A letter writer finds that the people who were writing the newspaper fighting one another over segregation, on both sides, to be right and wrong, wonders how many of the people were Christians, that if both white and black people were Christians, there could be a solution to the problem, but until that point, there would be "hatred, race riots, killings and all manner of evil." In the fall, he hoped to attend school to study for the ministry, and promises to work as hard as he could to save souls of both whites and blacks equally. He does not believe, however, that God intended intermarriage between the races and colors, "for he made both male and female of all races and colors that they might replenish the earth with their own kind." He concludes that one could not love God and not love people regardless of race, creed or color.

We are not certain where you get your feelings about intermarriage, but it seems clearly to derive from a basic prejudice which you are not facing. Additionally, if you suggest that a person could not love God without loving all people, some, especially younger people, will decide, therefore, that since they cannot love all people, they do not love God, and will therefore turn against religion, to accommodate their personal biases. While well-intended, your focus is too much on God-language and not enough on humanity.

A letter writer, who had written previously in support of integration of society, indicates, as Brown had unanimously determined, that racial discrimination in attendance of particular public schools violated the supreme law of the land, the Fourteenth Amendment Equal Protection Clause of the Constitution. He finds that the decision reflected democratic responsibility, that there would be no lawful means to evade the Constitution, that students of segregated private schools could receive no financial help from the state under this new conception of the Fourteenth Amendment regarding publicly-supported schools. He indicates that any attempt to evade the law would do nothing other than delay "what informed people know is inevitable". He finds that for the first time in U.S. history, equal rights could be attained by all persons and that democracy could evolve to promote the general welfare, with equality of opportunity which was real and substantial rather than illusory.

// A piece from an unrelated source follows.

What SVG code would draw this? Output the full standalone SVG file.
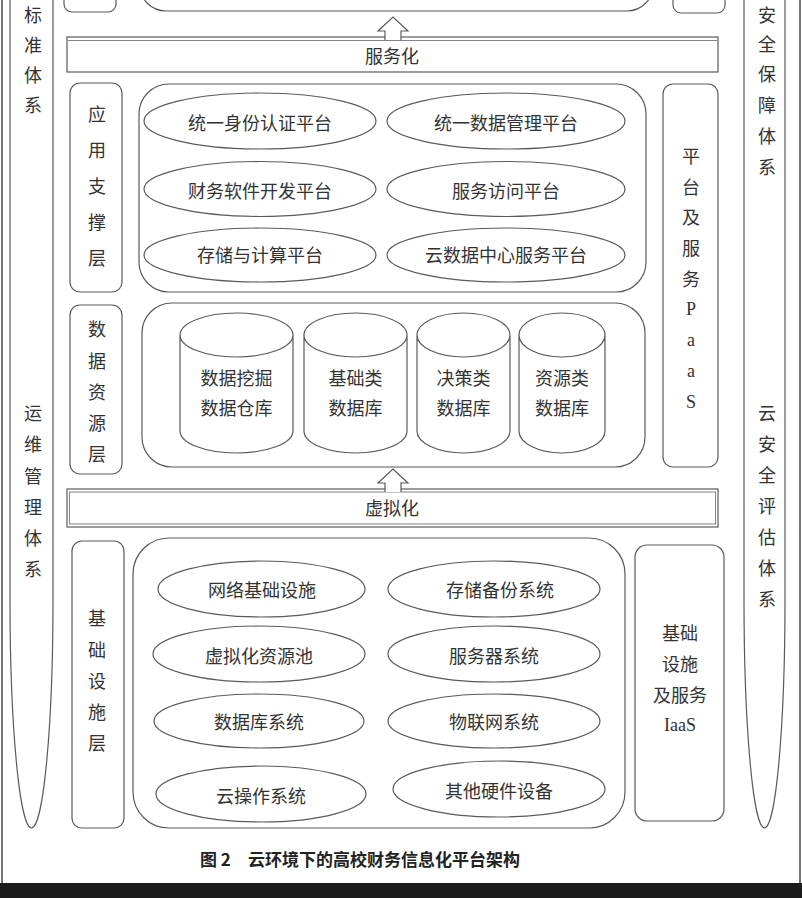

He has it exactly right. It is too bad that some Southern school districts and states did not heed that which he was saying. A lot of time and wasted energy, and a great number of tragedies to the country would have been avoided. But, it is part of the human condition that some people will advance faster than others on an individual basis, and that when the lesser lights combine, their terror can be bestial and inhuman, responding completely to suppressed emotion without any rational thought to inhibit, by human conscience, the full, ferocious power of the id. A society once took that form en masse in modern times, in Germany.

A letter writer thinks that those "that want to mix are already mixed and want others as you are", with regard to "mixing" of the races, says that he is a white man and does not want any "Negro blood in my family, and won't have, as long as I can do anything about it." "Speaking of the 'Yankees,' 'black-brothers,' 'Negro lovers,' and so on—if you want to mix up, you are free to go North where you can mix without any trouble. Why don't you go?"

Another letter writer had written, indicating that he would be regarded as a "nigger lover" for visiting black people and sharing meals in their homes, presumably the writer to whom this honky responds, providing the perfect example of the type of person who, while using the term "Negro lover", will not have anything to do with black people, who objects across the board to any form of printing out the word "nigger", as opposed to the euphemistic "n_____", which firmly plants the word in the mind, lending it power of which it is otherwise deprived by simply quoting it when it has been used by someone else derisively or, as had the other writer, in a purely ironic context, guessing what others might consider him to be by virtue of his acceptance of social equality, or, as presently has become the trend, one who insists on capitalizing the word "Black" while representing "white" in lowercase letters. Such people are just as racist, narrow-minded and lacking in perspective as anyone who uses "nigger" in a derisive context. And that includes every single writer, in whatever context, who adopts this silly new convention, started a year ago, of capitalizing the word "black" when referring to black people. It is a throwback to the time of patronizing or cynical usage of the word "Negro", as this letter writer uses it, having fallen into disuse and regarded for the last 45 years or so as racist or at least condescending, even though quite acceptable through the 1960's. Use of "Black" is incorrect English, lends itself, in certain stories, wherein is involved the surname "Black", especially in pre-2020 contexts, to great ambiguity, conveys, when juxtaposed to a lower-case "white", the notion of Black Supremacy or pat-on-the-head condescension—"See, heya, boy, I am not racist faw I capitalize yawa race and will give y'all kind the time of day any day of the week, just don't y'all try to follow me home now to dinna or I'll be fawced to take action"—and is wholly inappropriate to a society that regards itself as promoting equal opportunity for all. This new convention is divisive, not unifying.

It matters not a whit what terminology you apply to people, but rather what you say in substance about them and how you behave toward them, whether as fellow human beings or of some lower class or caste. Just as "Karen" is a reprehensibly racist stereotype, "Black", except in the context of novel writing or discussing the term itself, has no place in the United States, that is unless you want people to start inevitably referring to black women who call the police to some white person as "Aunt Yemamah".

A letter writer from Rockingham, N.C., indicates that in the June 9 edition, he had seen "one of the most insulting letters" he had ever read, that white people favoring continued segregation did not want black people to find out how dumb the little white kids were. It made his blood run "red hot" to read such an insulting letter. He finds that such wisecracks from both races only agitated trouble, and that he did not approve of integration, that it hurt him "to think that nine narrow-minded men passed on something this big."

The previous letter writer was referring to people exactly like you.

A letter from the office manager of the Celanese Corp. of America thanks the newspaper for its support in its sponsoring a community open house, which had been a success.